··· Task data
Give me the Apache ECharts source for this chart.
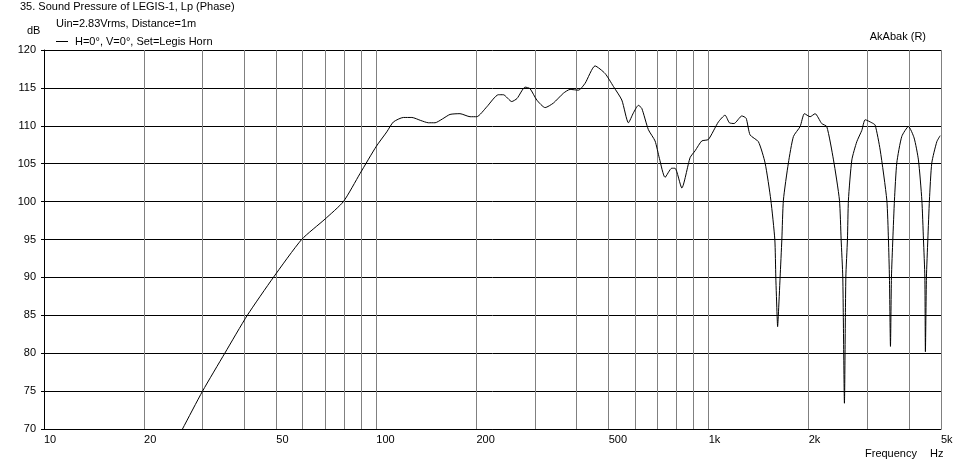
<!DOCTYPE html>
<html><head><meta charset="utf-8">
<script src="https://cdn.jsdelivr.net/npm/echarts@6/dist/echarts.min.js"></script>
<style>html,body{margin:0;padding:0;background:#fff}#c{width:966px;height:466px}</style>
</head><body><div id="c"></div>
<script>
const freqs = [24, 26.1, 30, 35, 40.9, 49, 59.6, 70.1, 79.6, 89.3, 100, 107.5, 112.5, 120.6, 127.9, 136, 143.4, 150.2, 158, 166.6, 178.5, 191.4, 200.5, 214.9, 232.9, 241, 255.5, 265, 280.3, 290, 303.9, 322, 341, 365.5, 382.8, 405.5, 424.6, 455, 487.8, 516.6, 547.7, 573.4, 593.5, 614.4, 629, 658.3, 689.6, 710.7, 739, 774, 792, 830, 879, 910, 953, 998, 1069, 1120, 1154, 1192, 1258, 1296, 1332, 1411, 1478, 1538, 1581, 1592, 1606, 1612, 1620, 1640, 1660, 1678, 1737, 1799, 1884, 1941, 2019, 2090, 2188, 2266, 2374, 2474, 2503, 2532, 2561, 2586, 2615, 2633, 2696, 2790, 2889, 2957, 3096, 3168, 3281, 3435, 3474, 3498, 3523, 3547, 3581, 3622, 3681, 3811, 3991, 4150, 4276, 4379, 4428, 4471, 4488, 4520, 4564, 4615, 4691, 4857, 4972];
const spl = [67, 70, 75, 80, 85, 90, 95, 97.7, 100, 103.7, 107.3, 109.2, 110.5, 111.1, 111.1, 110.7, 110.4, 110.4, 110.9, 111.5, 111.6, 111.2, 111.2, 112.5, 114.1, 114.1, 113.2, 113.6, 115.1, 114.9, 113.4, 112.4, 113.0, 114.3, 114.8, 114.7, 115.6, 117.9, 116.9, 115.2, 113.4, 110.4, 111.7, 112.7, 112.3, 109.5, 108.0, 105.7, 103.2, 104.4, 104.4, 101.8, 105.8, 106.7, 108.0, 108.2, 110.5, 111.4, 110.4, 110.3, 111.3, 111.0, 108.8, 107.9, 105.1, 100.2, 95, 90, 85, 83.5, 85, 90, 95, 100.2, 105.1, 108.6, 109.9, 111.6, 111.2, 111.6, 110.3, 109.9, 105.5, 100.2, 95, 90, 73.4, 90, 95, 100.2, 105.5, 107.9, 109.4, 110.8, 110.4, 110.1, 106.8, 100.2, 95, 90, 80.9, 90, 95, 100.2, 105.1, 108.6, 109.9, 108.4, 105.5, 100.2, 95, 90, 80.2, 90, 95, 100.2, 105.1, 107.9, 108.7];
const xLabelValues = [10, 20, 50, 100, 200, 500, 1000, 2000, 5000];
const xGridValues = [10, 20, 30, 40, 50, 60, 70, 80, 90, 100, 200, 300, 400, 500, 600, 700, 800, 900, 1000, 2000, 3000, 4000, 5000];
const yMin = 70, yMax = 120, yStep = 5;
const titleText = '35. Sound Pressure of LEGIS-1, Lp (Phase)';
const subText = 'Uin=2.83Vrms, Distance=1m';
const seriesName = 'H=0°, V=0°, Set=Legis Horn';

const FONT = "'Liberation Sans', Arial, sans-serif";
const txt = (x, y, s, align) => ({ type: 'text', x: x, y: y, style: { text: s, fill: '#000', font: '11px ' + FONT, textAlign: align || 'left', textVerticalAlign: 'middle' } });

const chart = echarts.init(document.getElementById('c'), null, { renderer: 'canvas' });
chart.setOption({
  backgroundColor: '#fff',
  animation: false,
  textStyle: { fontFamily: FONT, fontSize: 11, color: '#000' },
  grid: { left: 44, top: 50, right: 25, bottom: 37, containLabel: false },
  legend: {
    left: 51, top: 31, itemWidth: 12, itemHeight: 1, itemGap: 8, icon: 'rect',
    textStyle: { fontFamily: FONT, fontSize: 11, color: '#000', padding: [0, 0, 0, 2] },
    data: [{ name: seriesName, itemStyle: { color: '#000' } }]
  },
  graphic: [
    txt(20, 7, titleText),
    txt(56, 24, subText),
    txt(27, 31, 'dB'),
    txt(926, 37, 'AkAbak (R)', 'right'),
    txt(865, 454, 'Frequency'),
    txt(930, 454, 'Hz')
  ],
  xAxis: {
    type: 'log', logBase: 10, min: 10, max: 5000,
    axisLine: { show: true, lineStyle: { color: '#000', width: 1 } },
    axisTick: { show: false, customValues: xGridValues },
    axisLabel: {
      customValues: xLabelValues, align: 'left', margin: 5, color: '#000',
      fontFamily: FONT, fontSize: 11,
      formatter: v => v >= 1000 ? (v / 1000) + 'k' : String(v)
    },
    splitLine: { show: true, lineStyle: { color: '#808080', width: 1 } },
    minorTick: { show: false }, minorSplitLine: { show: false }
  },
  yAxis: {
    type: 'value', min: yMin, max: yMax, interval: yStep,
    axisLine: { show: true, lineStyle: { color: '#000', width: 1 } },
    axisTick: { show: true, length: 3, lineStyle: { color: '#000' } },
    axisLabel: { margin: 8, color: '#000', fontFamily: FONT, fontSize: 11, verticalAlign: 'middle', padding: [0, 0, 8, 0] },
    splitLine: { show: true, lineStyle: { color: '#000', width: 1 } }
  },
  series: [{
    name: seriesName, type: 'line', showSymbol: false, symbol: 'none', clip: true,
    smooth: 0.2,
    lineStyle: { color: '#000', width: 1 }, itemStyle: { color: '#000' },
    data: freqs.map((f, i) => [f, spl[i]])
  }]
});
</script>
</body></html>
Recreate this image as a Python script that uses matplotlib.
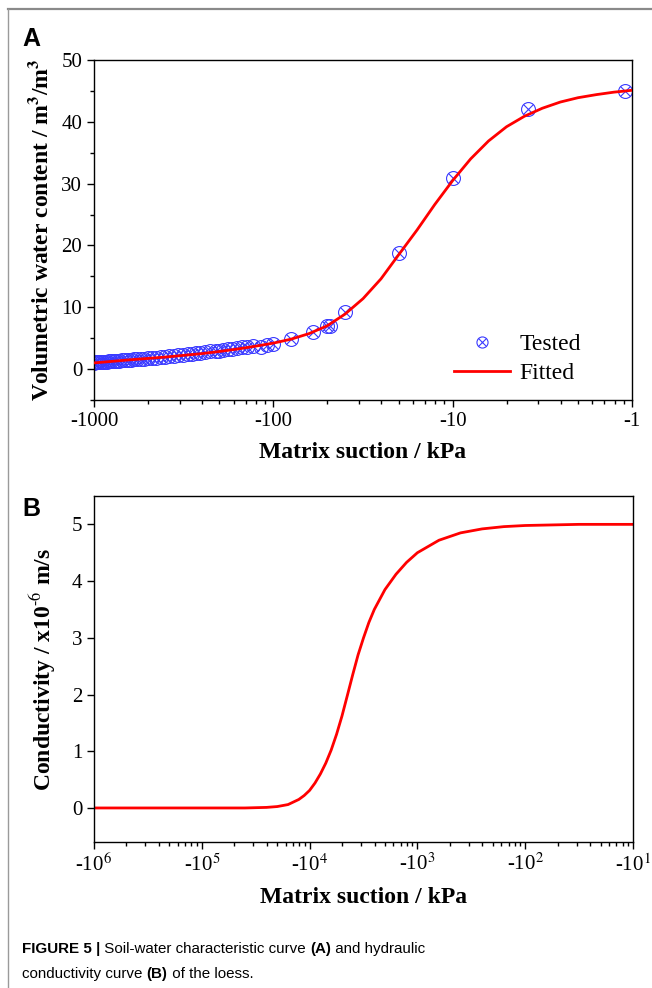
import matplotlib
matplotlib.use("Agg")
import matplotlib.pyplot as plt
import numpy as np
from matplotlib.ticker import LogLocator, FuncFormatter, MultipleLocator, NullFormatter
from matplotlib.legend_handler import HandlerTuple
from matplotlib.lines import Line2D

plt.rcParams['font.family'] = ['Liberation Serif', 'DejaVu Serif']
plt.rcParams['mathtext.fontset'] = 'stix'

# Data ***************************************************************
# (A) soil-water characteristic curve, suction in kPa, water content
tested_suction = [-1000, -975, -950, -925, -900, -875, -850, -825, -800, -775,
                  -750, -725, -700, -675, -650, -625, -600, -575, -550, -525,
                  -500, -475, -450, -425, -400, -380, -360, -340, -320, -300,
                  -285, -270, -255, -240, -225, -210, -200, -190, -180, -170,
                  -160, -150, -140, -130, -117, -108, -100,
                  -80, -60, -50, -48, -40, -20, -10, -3.8, -1.1]
tested_wc = [1.05, 1.07, 1.1, 1.12, 1.15, 1.18, 1.2, 1.23, 1.27, 1.3,
             1.33, 1.37, 1.4, 1.44, 1.48, 1.52, 1.56, 1.6, 1.65, 1.7,
             1.75, 1.8, 1.86, 1.92, 2.0, 2.07, 2.14, 2.22, 2.3, 2.4,
             2.48, 2.56, 2.65, 2.75, 2.85, 2.96, 3.0, 3.1, 3.2, 3.3,
             3.4, 3.5, 3.6, 3.7, 3.6, 3.9, 4.1,
             4.85, 6.0, 7.0, 7.0, 9.2, 18.8, 30.9, 42.1, 45.0]

fit_suction = [-1000, -631, -398, -251, -200, -158, -126, -100, -79.4, -63.1,
               -50.1, -39.8, -31.6, -25.1, -20.0, -15.8, -12.6, -10.0, -7.94,
               -6.31, -5.01, -3.98, -3.16, -2.51, -2.0, -1.58, -1.26, -1.0]
fit_wc = [1.0, 1.5, 1.95, 2.5, 2.85, 3.25, 3.7, 4.2, 4.85, 5.75,
          7.0, 8.9, 11.4, 14.6, 18.5, 22.5, 26.6, 30.5, 34.0,
          36.9, 39.2, 40.9, 42.2, 43.2, 43.9, 44.4, 44.8, 45.1]

# (B) hydraulic conductivity curve, x10^-6 m/s
cond_suction = [-1e6, -1e5, -39800, -25100, -19950, -15850, -12590, -11220,
                -10000, -8910, -7940, -7080, -6310, -5620, -5010, -4470,
                -3980, -3550, -3160, -2820, -2510, -2000, -1580, -1260,
                -1000, -631, -398, -251, -158, -100, -31.6, -10]
cond_k = [0.0, 0.0, 0.0, 0.01, 0.025, 0.06, 0.15, 0.22,
          0.31, 0.44, 0.6, 0.79, 1.02, 1.3, 1.62, 1.98,
          2.35, 2.7, 3.0, 3.27, 3.5, 3.85, 4.12, 4.33,
          4.5, 4.72, 4.85, 4.92, 4.96, 4.98, 5.0, 5.0]

A_ticks = ['-1000', '-100', '-10', '-1']
blue = '#3a3aff'
red = '#ff0000'

def recip(s):
    # axis runs as a log of 1/|suction| so the minor ticks crowd to the right
    return -1.0 / np.asarray(s, dtype=float)

# Figure *************************************************************
fig = plt.figure(figsize=(6.52, 9.88), dpi=100)

bg = fig.add_axes([0, 0, 1, 1])
bg.axis('off')
bg.set_xlim(0, 1)
bg.set_ylim(0, 1)
bg.plot([8 / 652, 1.0], [1 - 9 / 988, 1 - 9 / 988], color='#8a8a8a', lw=1.6)
bg.plot([8 / 652, 8 / 652], [0, 1 - 9 / 988], color='#9a9a9a', lw=1.0)


def style_axes(ax):
    for sp in ax.spines.values():
        sp.set_linewidth(1.0)
    ax.tick_params(which='both', direction='out', top=False, right=False,
                   labelsize=15, width=1.0)
    ax.tick_params(which='major', length=5)
    ax.tick_params(which='minor', length=3)


# Panel A
axA = fig.add_axes([94 / 652, 1 - 400 / 988, 538 / 652, 340 / 988])
axA.plot(recip(fit_suction), fit_wc, color=red, lw=2.0, zorder=3)
c1, = axA.plot(recip(tested_suction), tested_wc, 'o', ms=10, mfc='none',
               mec=blue, mew=0.8, zorder=2)
c2, = axA.plot(recip(tested_suction), tested_wc, 'x', ms=7, mec=blue,
               mew=0.8, zorder=2)
axA.set_xscale('log')
axA.set_xlim(1e-3, 1)
axA.set_ylim(-5, 50)
axA.xaxis.set_major_locator(LogLocator(base=10, numticks=10))
axA.xaxis.set_minor_locator(LogLocator(base=10, subs=np.arange(2, 10), numticks=20))
axA.xaxis.set_major_formatter(FuncFormatter(
    lambda u, p: A_ticks[int(round(np.log10(u))) + 3] if 1e-3 <= u <= 1 else ''))
axA.xaxis.set_minor_formatter(NullFormatter())
axA.yaxis.set_major_locator(MultipleLocator(10))
axA.yaxis.set_minor_locator(MultipleLocator(5))
style_axes(axA)
axA.set_xlabel('Matrix suction / kPa', fontsize=17, fontweight='bold', labelpad=8)
axA.set_ylabel(r'Volumetric water content / m$^{\mathbf{3}}$/m$^{\mathbf{3}}$',
               fontsize=17, fontweight='bold', labelpad=6)
leg_c1 = Line2D([], [], ls='none', marker='o', ms=8, mfc='none', mec=blue, mew=0.8)
leg_c2 = Line2D([], [], ls='none', marker='x', ms=5.5, mec=blue, mew=0.8)
fit_line = Line2D([], [], color=red, lw=2.0)
axA.legend([(leg_c1, leg_c2), fit_line], ['Tested', 'Fitted'],
           handler_map={tuple: HandlerTuple(ndivide=1)},
           loc='lower right', bbox_to_anchor=(0.945, -0.015), frameon=False,
           fontsize=17, handlelength=2.4, handletextpad=0.4, labelspacing=0.3)

# Panel B
axB = fig.add_axes([94 / 652, 1 - 842 / 988, 539 / 652, 346 / 988])
axB.plot(recip(cond_suction), cond_k, color=red, lw=2.0)
axB.set_xscale('log')
axB.set_xlim(1e-6, 1e-1)
axB.set_ylim(-0.6, 5.5)
axB.xaxis.set_major_locator(LogLocator(base=10, numticks=10))
axB.xaxis.set_minor_locator(LogLocator(base=10, subs=np.arange(2, 10), numticks=20))
axB.xaxis.set_major_formatter(FuncFormatter(
    lambda u, p: '-10$^{%d}$' % int(round(-np.log10(u)))))
axB.xaxis.set_minor_formatter(NullFormatter())
axB.yaxis.set_major_locator(MultipleLocator(1))
style_axes(axB)
axB.set_xlabel('Matrix suction / kPa', fontsize=17, fontweight='bold', labelpad=8)
axB.set_ylabel(r'Conductivity / x10$^{\text{-}6}$ m/s', fontsize=17,
               fontweight='bold', labelpad=10)

# Panel letters
bg.text(22 / 652, 1 - 46 / 988, 'A', fontsize=18, fontweight='bold',
        family=['Liberation Sans', 'DejaVu Sans'])
bg.text(22 / 652, 1 - 516 / 988, 'B', fontsize=18, fontweight='bold',
        family=['Liberation Sans', 'DejaVu Sans'])

# Caption
cap_font = ['Liberation Sans', 'DejaVu Sans']


def caption_line(y, parts):
    prev = bg.text(22 / 652, y, parts[0][0], fontsize=10.9, va='bottom',
                   fontweight=parts[0][1], family=cap_font)
    for txt, wt in parts[1:]:
        prev = bg.annotate(txt, xy=(1, 0), xycoords=prev, va='bottom',
                           ha='left', fontsize=10.9, fontweight=wt,
                           family=cap_font)


caption_line(1 - 956 / 988, [('FIGURE 5 |', 'bold'),
                             (' Soil-water characteristic curve ', 'normal'),
                             ('(A)', 'bold'), (' and hydraulic', 'normal')])
caption_line(1 - 981 / 988, [('conductivity curve ', 'normal'), ('(B)', 'bold'),
                             (' of the loess.', 'normal')])

fig.savefig('out.png', dpi=100)
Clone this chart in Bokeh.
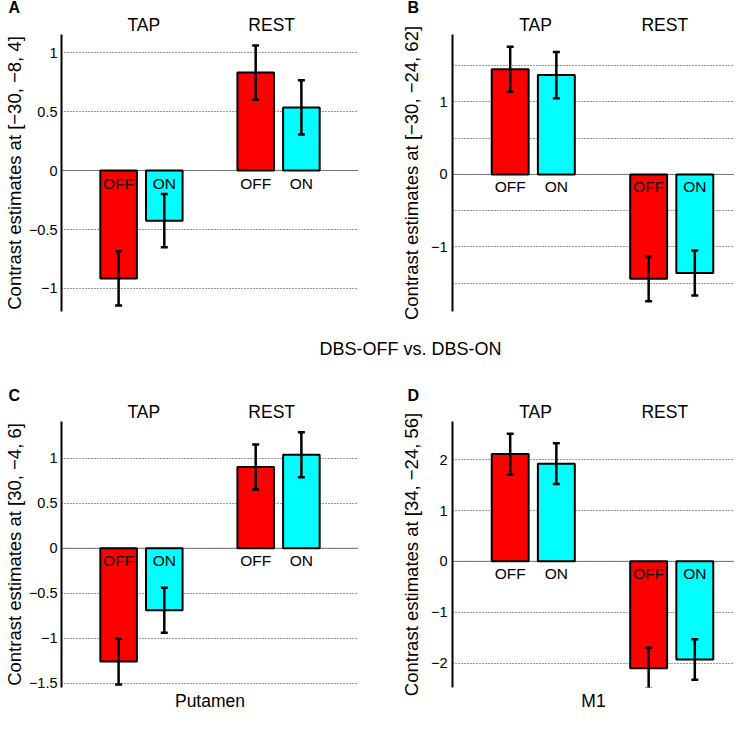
from bokeh.plotting import figure
from bokeh.models import (Range1d, FixedTicker, LinearAxis, Whisker, TeeHead,
                          ColumnDataSource, Span, Label, Title, CustomJSTickFormatter)
from bokeh.layouts import row, column
from bokeh.embed import file_html
from bokeh.resources import INLINE
from bokeh.core.properties import value

FONT = "Liberation Sans"

# ---------------- data ----------------
states = ["OFF", "ON", "OFF", "ON"]
positions = [1, 2, 4, 5]
bar_colors = ["#FF0000", "#00FFFF", "#FF0000", "#00FFFF"]
group_labels = ["TAP", "REST"]
group_positions = [1.55, 4.35]

a_values = [-0.915, -0.425, 0.83, 0.535]
a_errors = [0.23, 0.225, 0.23, 0.23]
b_values = [1.45, 1.37, -1.44, -1.36]
b_errors = [0.31, 0.32, 0.31, 0.31]
c_values = [-1.26, -0.69, 0.905, 1.04]
c_errors = [0.255, 0.25, 0.25, 0.25]
d_values = [2.11, 1.92, -2.10, -1.93]
d_errors = [0.40, 0.40, 0.40, 0.40]

a_ticks = [-1, -0.5, 0, 0.5, 1]
a_grid = [-1, -0.5, 0, 0.5, 1]
b_ticks = [-1, 0, 1]
b_grid = [-1.5, -1, -0.5, 0, 0.5, 1, 1.5]
c_ticks = [-1.5, -1, -0.5, 0, 0.5, 1]
c_grid = [-1.5, -1, -0.5, 0, 0.5, 1]
d_ticks = [-2, -1, 0, 1, 2]
d_grid = [-2, -1, 0, 1, 2]

a_yrange = (-1.195, 1.153)
b_yrange = (-1.89, 1.93)
c_yrange = (-1.548, 1.41)
d_yrange = (-2.48, 2.75)
x_start = -0.25
x_span_full = 6.5  # x extent of a full-width panel

a_ylabel = "Contrast estimates at [\u221230, \u22128, 4]"
b_ylabel = "Contrast estimates at [\u221230, \u221224, 62]"
c_ylabel = "Contrast estimates at [30, \u22124, 6]"
d_ylabel = "Contrast estimates at [34, \u221224, 56]"
c_xlabel = "Putamen"
d_xlabel = "M1"
middle_title = "DBS-OFF vs. DBS-ON"
letters = ["A", "B", "C", "D"]

FULL_FRAME_W = 300


def make_panel(letter, vals, errs, yr, ticks, grid, ylabel, xlabel,
               width, height, bl, br, bt, bb, tick_standoff, ylabel_standoff,
               letter_offset, letter_standoff):
    frame_w = width - bl - br
    x_end = x_start + x_span_full * frame_w / FULL_FRAME_W
    p = figure(width=width, height=height, output_backend="svg",
               toolbar_location=None, x_range=Range1d(x_start, x_end),
               y_range=Range1d(*yr), min_border_left=bl, min_border_right=br,
               min_border_top=bt, min_border_bottom=bb,
               background_fill_color="white", border_fill_color="white")
    p.outline_line_color = None

    # bottom axis: only (optional) label
    xa = p.below[0]
    xa.ticker = FixedTicker(ticks=[])
    xa.axis_line_color = None
    xa.major_tick_line_color = None
    xa.minor_tick_line_color = None
    xa.major_tick_out = 0
    xa.major_tick_in = 0
    xa.major_label_standoff = 0
    if xlabel:
        xa.axis_label = xlabel
        xa.axis_label_text_font = FONT
        xa.axis_label_text_font_size = "17.5px"
        xa.axis_label_text_font_style = "normal"
        xa.axis_label_text_color = "black"
        xa.axis_label_standoff = 3
    else:
        xa.visible = False

    # y axis
    ya = p.left[0]
    ya.ticker = FixedTicker(ticks=ticks)
    ya.formatter = CustomJSTickFormatter(code="return String(tick).replace('-', '\u2212');")
    ya.axis_line_width = 2
    ya.axis_line_color = "black"
    ya.major_tick_line_color = None
    ya.minor_tick_line_color = None
    ya.major_tick_out = 0
    ya.major_tick_in = 0
    ya.major_label_standoff = tick_standoff
    ya.major_label_text_font = FONT
    ya.major_label_text_font_size = "14.5px"
    ya.major_label_text_color = "black"
    ya.axis_label = ylabel
    ya.axis_label_text_font = FONT
    ya.axis_label_text_font_size = "18.5px"
    ya.axis_label_text_font_style = "normal"
    ya.axis_label_text_color = "black"
    ya.axis_label_standoff = ylabel_standoff

    # grid
    p.xgrid.visible = False
    p.ygrid.ticker = FixedTicker(ticks=grid)
    p.ygrid.grid_line_dash = "1 2"
    p.ygrid.grid_line_color = "#333333"
    p.ygrid.grid_line_width = 1

    p.add_layout(Span(location=0, dimension="width", line_color="#777777",
                      line_width=1, level="underlay"))

    upper = [v + e for v, e in zip(vals, errs)]
    lower = [v - e for v, e in zip(vals, errs)]
    src = ColumnDataSource(dict(x=positions, top=vals, color=bar_colors,
                                state=states, upper=upper, lower=lower))
    p.vbar(x="x", top="top", bottom=0, width=0.8, fill_color="color",
           line_color="black", line_width=2, source=src)
    p.text(x="x", y=0, text="state", source=src, text_align="center",
           text_baseline="top", y_offset=4, text_font=value(FONT),
           text_font_size="15.5px", text_color="black")
    p.add_layout(Whisker(base="x", upper="upper", lower="lower", source=src,
                         line_color="black", line_width=2.5, level="annotation",
                         upper_head=TeeHead(size=7, line_width=2.5, line_color="black"),
                         lower_head=TeeHead(size=7, line_width=2.5, line_color="black")))

    # group labels on top axis
    ta = LinearAxis(ticker=FixedTicker(ticks=group_positions),
                    major_label_overrides={g: t for g, t in zip(group_positions, group_labels)},
                    axis_line_color=None, major_tick_line_color=None,
                    minor_tick_line_color=None, major_tick_out=0, major_tick_in=0,
                    major_label_standoff=0,
                    major_label_text_font=FONT, major_label_text_font_size="17.5px",
                    major_label_text_color="black")
    p.add_layout(ta, "above")

    p.add_layout(Title(text=letter, align="left", offset=letter_offset,
                       standoff=letter_standoff, text_font=FONT,
                       text_font_size="16px", text_font_style="bold",
                       text_color="black"), "above")
    return p


pa = make_panel(letters[0], a_values, a_errors, a_yrange, a_ticks, a_grid, a_ylabel, None,
                375, 330, 58, 17, 34, 19, 4, 1, -53, -8)
pb = make_panel(letters[1], b_values, b_errors, b_yrange, b_ticks, b_grid, b_ylabel, None,
                359, 330, 77, 0, 34, 19, 5, 6, -45, -8)
pc = make_panel(letters[2], c_values, c_errors, c_yrange, c_ticks, c_grid, c_ylabel, c_xlabel,
                375, 348, 58, 17, 56, 23, 4, 1, -53, -10)
pd = make_panel(letters[3], d_values, d_errors, d_yrange, d_ticks, d_grid, d_ylabel, d_xlabel,
                359, 348, 77, 0, 56, 23, 5, 6, -45, -10)

pm = figure(width=734, height=35, output_backend="svg", toolbar_location=None,
            x_range=Range1d(0, 1), y_range=Range1d(0, 1), min_border=0)
pm.outline_line_color = None
pm.axis.visible = False
pm.grid.visible = False
pm.add_layout(Label(x=410, y=18, x_units="canvas", y_units="canvas",
                    text=middle_title, text_font=FONT, text_font_size="18px",
                    text_align="center", text_baseline="middle", text_color="black"))

layout = column(row(pa, pb), pm, row(pc, pd))
open("out.html", "w").write(file_html(layout, INLINE))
······
Locate and copy each line in the data above that includes the word "matplotlib".

**Answer**
Recreate this image as a Python script that uses matplotlib.
import matplotlib
matplotlib.use("Agg")
import matplotlib.pyplot as plt
from matplotlib.ticker import LogLocator, FuncFormatter, MultipleLocator, NullFormatter
from matplotlib.legend_handler import HandlerTuple
from matplotlib.lines import Line2D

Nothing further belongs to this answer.